▶ AIM OF THE EXERCISE:
Copy out the whole listing exactly as written, leaving the pictures behind.

▶ DATA PROVIDED:
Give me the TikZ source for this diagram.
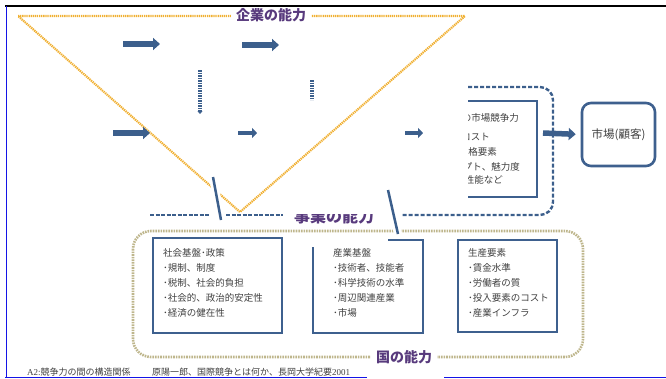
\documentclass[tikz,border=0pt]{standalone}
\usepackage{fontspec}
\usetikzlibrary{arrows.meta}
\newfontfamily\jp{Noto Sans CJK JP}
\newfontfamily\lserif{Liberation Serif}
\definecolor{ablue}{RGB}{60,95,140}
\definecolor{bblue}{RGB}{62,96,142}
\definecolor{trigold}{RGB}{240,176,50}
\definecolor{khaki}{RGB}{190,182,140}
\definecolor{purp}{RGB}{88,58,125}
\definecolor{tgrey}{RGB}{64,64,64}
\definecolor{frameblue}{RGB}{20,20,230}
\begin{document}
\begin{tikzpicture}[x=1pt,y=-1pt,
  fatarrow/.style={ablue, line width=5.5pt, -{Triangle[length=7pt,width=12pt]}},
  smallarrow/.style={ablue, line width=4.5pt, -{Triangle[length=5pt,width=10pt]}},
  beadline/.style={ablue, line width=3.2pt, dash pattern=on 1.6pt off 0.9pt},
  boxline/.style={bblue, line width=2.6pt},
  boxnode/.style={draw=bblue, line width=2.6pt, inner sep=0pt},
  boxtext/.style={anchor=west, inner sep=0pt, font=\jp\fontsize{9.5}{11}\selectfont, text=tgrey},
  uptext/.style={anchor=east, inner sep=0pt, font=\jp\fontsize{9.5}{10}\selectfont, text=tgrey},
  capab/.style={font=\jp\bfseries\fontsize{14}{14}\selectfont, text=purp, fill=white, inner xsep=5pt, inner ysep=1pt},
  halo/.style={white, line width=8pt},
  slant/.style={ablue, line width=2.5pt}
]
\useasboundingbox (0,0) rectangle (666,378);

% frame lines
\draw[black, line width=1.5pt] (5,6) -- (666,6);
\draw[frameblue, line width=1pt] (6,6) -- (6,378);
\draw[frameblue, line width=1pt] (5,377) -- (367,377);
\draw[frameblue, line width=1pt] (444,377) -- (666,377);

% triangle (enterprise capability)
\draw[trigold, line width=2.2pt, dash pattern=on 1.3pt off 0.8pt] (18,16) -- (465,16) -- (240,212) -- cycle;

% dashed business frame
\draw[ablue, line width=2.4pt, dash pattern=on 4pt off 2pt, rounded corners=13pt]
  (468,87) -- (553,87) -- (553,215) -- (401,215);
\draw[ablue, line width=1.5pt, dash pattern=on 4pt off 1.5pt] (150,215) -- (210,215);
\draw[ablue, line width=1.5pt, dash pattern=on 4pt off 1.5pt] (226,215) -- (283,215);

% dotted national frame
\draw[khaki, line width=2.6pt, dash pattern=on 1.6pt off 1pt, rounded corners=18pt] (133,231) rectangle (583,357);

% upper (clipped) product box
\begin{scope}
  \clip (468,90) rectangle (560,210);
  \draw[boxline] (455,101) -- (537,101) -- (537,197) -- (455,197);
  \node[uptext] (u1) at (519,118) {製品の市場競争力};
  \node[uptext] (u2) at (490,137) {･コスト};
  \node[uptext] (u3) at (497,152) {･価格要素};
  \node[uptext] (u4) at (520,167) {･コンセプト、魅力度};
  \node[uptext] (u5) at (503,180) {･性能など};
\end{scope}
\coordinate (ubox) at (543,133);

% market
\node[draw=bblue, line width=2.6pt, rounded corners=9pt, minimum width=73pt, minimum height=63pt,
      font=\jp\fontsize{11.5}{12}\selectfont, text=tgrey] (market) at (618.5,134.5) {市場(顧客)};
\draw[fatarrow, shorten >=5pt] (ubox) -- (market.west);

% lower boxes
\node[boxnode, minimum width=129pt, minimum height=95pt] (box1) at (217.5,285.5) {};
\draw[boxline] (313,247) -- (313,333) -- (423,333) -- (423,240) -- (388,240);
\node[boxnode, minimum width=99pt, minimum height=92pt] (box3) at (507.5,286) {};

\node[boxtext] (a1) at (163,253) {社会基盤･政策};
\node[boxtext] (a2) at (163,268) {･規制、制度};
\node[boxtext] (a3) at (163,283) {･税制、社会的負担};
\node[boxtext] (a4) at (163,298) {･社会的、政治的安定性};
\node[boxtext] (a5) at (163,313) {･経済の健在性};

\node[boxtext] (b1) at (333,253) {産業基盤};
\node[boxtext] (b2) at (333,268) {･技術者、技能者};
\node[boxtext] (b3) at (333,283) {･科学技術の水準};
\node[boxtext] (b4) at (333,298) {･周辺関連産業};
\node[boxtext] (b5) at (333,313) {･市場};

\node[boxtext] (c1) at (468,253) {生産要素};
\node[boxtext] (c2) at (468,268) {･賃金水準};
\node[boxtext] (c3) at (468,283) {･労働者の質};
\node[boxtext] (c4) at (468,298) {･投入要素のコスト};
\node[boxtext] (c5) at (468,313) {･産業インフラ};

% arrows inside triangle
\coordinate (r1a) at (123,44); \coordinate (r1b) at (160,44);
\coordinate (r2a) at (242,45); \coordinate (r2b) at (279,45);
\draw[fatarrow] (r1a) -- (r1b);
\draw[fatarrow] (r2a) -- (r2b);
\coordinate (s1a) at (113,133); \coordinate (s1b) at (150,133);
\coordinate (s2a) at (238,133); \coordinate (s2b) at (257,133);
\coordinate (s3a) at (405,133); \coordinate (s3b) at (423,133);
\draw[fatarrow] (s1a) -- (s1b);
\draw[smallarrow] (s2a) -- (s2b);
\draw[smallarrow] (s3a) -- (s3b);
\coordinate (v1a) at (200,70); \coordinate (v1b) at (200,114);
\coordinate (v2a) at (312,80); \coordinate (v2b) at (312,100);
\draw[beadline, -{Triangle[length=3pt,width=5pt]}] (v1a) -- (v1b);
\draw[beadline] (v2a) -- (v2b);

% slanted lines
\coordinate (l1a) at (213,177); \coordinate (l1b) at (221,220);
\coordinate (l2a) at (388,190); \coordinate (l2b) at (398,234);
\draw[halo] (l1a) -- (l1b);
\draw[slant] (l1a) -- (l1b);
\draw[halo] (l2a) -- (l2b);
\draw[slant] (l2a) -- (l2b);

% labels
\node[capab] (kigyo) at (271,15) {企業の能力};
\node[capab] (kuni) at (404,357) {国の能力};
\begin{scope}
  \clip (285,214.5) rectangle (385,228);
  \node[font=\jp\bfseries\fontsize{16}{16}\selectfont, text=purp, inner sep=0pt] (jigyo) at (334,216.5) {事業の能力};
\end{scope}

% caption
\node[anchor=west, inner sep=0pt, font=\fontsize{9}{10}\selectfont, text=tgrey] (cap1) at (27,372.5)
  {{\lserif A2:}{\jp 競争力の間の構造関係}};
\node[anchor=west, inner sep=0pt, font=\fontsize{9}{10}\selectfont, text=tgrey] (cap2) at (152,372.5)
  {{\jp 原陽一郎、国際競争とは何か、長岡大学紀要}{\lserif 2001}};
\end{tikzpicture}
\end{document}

▶ RESPONSE BELOW:
Give me the TikZ source for this diagram.
\documentclass[tikz,border=0pt]{standalone}
\usepackage{fontspec}
\usetikzlibrary{arrows.meta}
\newfontfamily\jp{Noto Sans CJK JP}
\newfontfamily\lserif{Liberation Serif}
\definecolor{ablue}{RGB}{60,95,140}
\definecolor{bblue}{RGB}{62,96,142}
\definecolor{trigold}{RGB}{240,176,50}
\definecolor{khaki}{RGB}{190,182,140}
\definecolor{purp}{RGB}{88,58,125}
\definecolor{tgrey}{RGB}{64,64,64}
\definecolor{frameblue}{RGB}{20,20,230}
\begin{document}
\begin{tikzpicture}[x=1pt,y=-1pt,
  fatarrow/.style={ablue, line width=5.5pt, -{Triangle[length=7pt,width=12pt]}},
  smallarrow/.style={ablue, line width=4.5pt, -{Triangle[length=5pt,width=10pt]}},
  beadline/.style={ablue, line width=3.2pt, dash pattern=on 1.6pt off 0.9pt},
  boxline/.style={bblue, line width=2.6pt},
  boxnode/.style={draw=bblue, line width=2.6pt, inner sep=0pt},
  boxtext/.style={anchor=west, inner sep=0pt, font=\jp\fontsize{9.5}{11}\selectfont, text=tgrey},
  uptext/.style={anchor=east, inner sep=0pt, font=\jp\fontsize{9.5}{10}\selectfont, text=tgrey},
  capab/.style={font=\jp\bfseries\fontsize{14}{14}\selectfont, text=purp, fill=white, inner xsep=5pt, inner ysep=1pt},
  halo/.style={white, line width=8pt},
  slant/.style={ablue, line width=2.5pt}
]
\useasboundingbox (0,0) rectangle (666,378);

% frame lines
\draw[black, line width=1.5pt] (5,6) -- (666,6);
\draw[frameblue, line width=1pt] (6,6) -- (6,378);
\draw[frameblue, line width=1pt] (5,377) -- (367,377);
\draw[frameblue, line width=1pt] (444,377) -- (666,377);

% triangle (enterprise capability)
\draw[trigold, line width=2.2pt, dash pattern=on 1.3pt off 0.8pt] (18,16) -- (465,16) -- (240,212) -- cycle;

% dashed business frame
\draw[ablue, line width=2.4pt, dash pattern=on 4pt off 2pt, rounded corners=13pt]
  (468,87) -- (553,87) -- (553,215) -- (401,215);
\draw[ablue, line width=1.5pt, dash pattern=on 4pt off 1.5pt] (150,215) -- (210,215);
\draw[ablue, line width=1.5pt, dash pattern=on 4pt off 1.5pt] (226,215) -- (283,215);

% dotted national frame
\draw[khaki, line width=2.6pt, dash pattern=on 1.6pt off 1pt, rounded corners=18pt] (133,231) rectangle (583,357);

% upper (clipped) product box
\begin{scope}
  \clip (468,90) rectangle (560,210);
  \draw[boxline] (455,101) -- (537,101) -- (537,197) -- (455,197);
  \node[uptext] (u1) at (519,118) {製品の市場競争力};
  \node[uptext] (u2) at (490,137) {･コスト};
  \node[uptext] (u3) at (497,152) {･価格要素};
  \node[uptext] (u4) at (520,167) {･コンセプト、魅力度};
  \node[uptext] (u5) at (503,180) {･性能など};
\end{scope}
\coordinate (ubox) at (543,133);

% market
\node[draw=bblue, line width=2.6pt, rounded corners=9pt, minimum width=73pt, minimum height=63pt,
      font=\jp\fontsize{11.5}{12}\selectfont, text=tgrey] (market) at (618.5,134.5) {市場(顧客)};
\draw[fatarrow, shorten >=5pt] (ubox) -- (market.west);

% lower boxes
\node[boxnode, minimum width=129pt, minimum height=95pt] (box1) at (217.5,285.5) {};
\draw[boxline] (313,247) -- (313,333) -- (423,333) -- (423,240) -- (388,240);
\node[boxnode, minimum width=99pt, minimum height=92pt] (box3) at (507.5,286) {};

\node[boxtext] (a1) at (163,253) {社会基盤･政策};
\node[boxtext] (a2) at (163,268) {･規制、制度};
\node[boxtext] (a3) at (163,283) {･税制、社会的負担};
\node[boxtext] (a4) at (163,298) {･社会的、政治的安定性};
\node[boxtext] (a5) at (163,313) {･経済の健在性};

\node[boxtext] (b1) at (333,253) {産業基盤};
\node[boxtext] (b2) at (333,268) {･技術者、技能者};
\node[boxtext] (b3) at (333,283) {･科学技術の水準};
\node[boxtext] (b4) at (333,298) {･周辺関連産業};
\node[boxtext] (b5) at (333,313) {･市場};

\node[boxtext] (c1) at (468,253) {生産要素};
\node[boxtext] (c2) at (468,268) {･賃金水準};
\node[boxtext] (c3) at (468,283) {･労働者の質};
\node[boxtext] (c4) at (468,298) {･投入要素のコスト};
\node[boxtext] (c5) at (468,313) {･産業インフラ};

% arrows inside triangle
\coordinate (r1a) at (123,44); \coordinate (r1b) at (160,44);
\coordinate (r2a) at (242,45); \coordinate (r2b) at (279,45);
\draw[fatarrow] (r1a) -- (r1b);
\draw[fatarrow] (r2a) -- (r2b);
\coordinate (s1a) at (113,133); \coordinate (s1b) at (150,133);
\coordinate (s2a) at (238,133); \coordinate (s2b) at (257,133);
\coordinate (s3a) at (405,133); \coordinate (s3b) at (423,133);
\draw[fatarrow] (s1a) -- (s1b);
\draw[smallarrow] (s2a) -- (s2b);
\draw[smallarrow] (s3a) -- (s3b);
\coordinate (v1a) at (200,70); \coordinate (v1b) at (200,114);
\coordinate (v2a) at (312,80); \coordinate (v2b) at (312,100);
\draw[beadline, -{Triangle[length=3pt,width=5pt]}] (v1a) -- (v1b);
\draw[beadline] (v2a) -- (v2b);

% slanted lines
\coordinate (l1a) at (213,177); \coordinate (l1b) at (221,220);
\coordinate (l2a) at (388,190); \coordinate (l2b) at (398,234);
\draw[halo] (l1a) -- (l1b);
\draw[slant] (l1a) -- (l1b);
\draw[halo] (l2a) -- (l2b);
\draw[slant] (l2a) -- (l2b);

% labels
\node[capab] (kigyo) at (271,15) {企業の能力};
\node[capab] (kuni) at (404,357) {国の能力};
\begin{scope}
  \clip (285,214.5) rectangle (385,228);
  \node[font=\jp\bfseries\fontsize{16}{16}\selectfont, text=purp, inner sep=0pt] (jigyo) at (334,216.5) {事業の能力};
\end{scope}

% caption
\node[anchor=west, inner sep=0pt, font=\fontsize{9}{10}\selectfont, text=tgrey] (cap1) at (27,372.5)
  {{\lserif A2:}{\jp 競争力の間の構造関係}};
\node[anchor=west, inner sep=0pt, font=\fontsize{9}{10}\selectfont, text=tgrey] (cap2) at (152,372.5)
  {{\jp 原陽一郎、国際競争とは何か、長岡大学紀要}{\lserif 2001}};
\end{tikzpicture}
\end{document}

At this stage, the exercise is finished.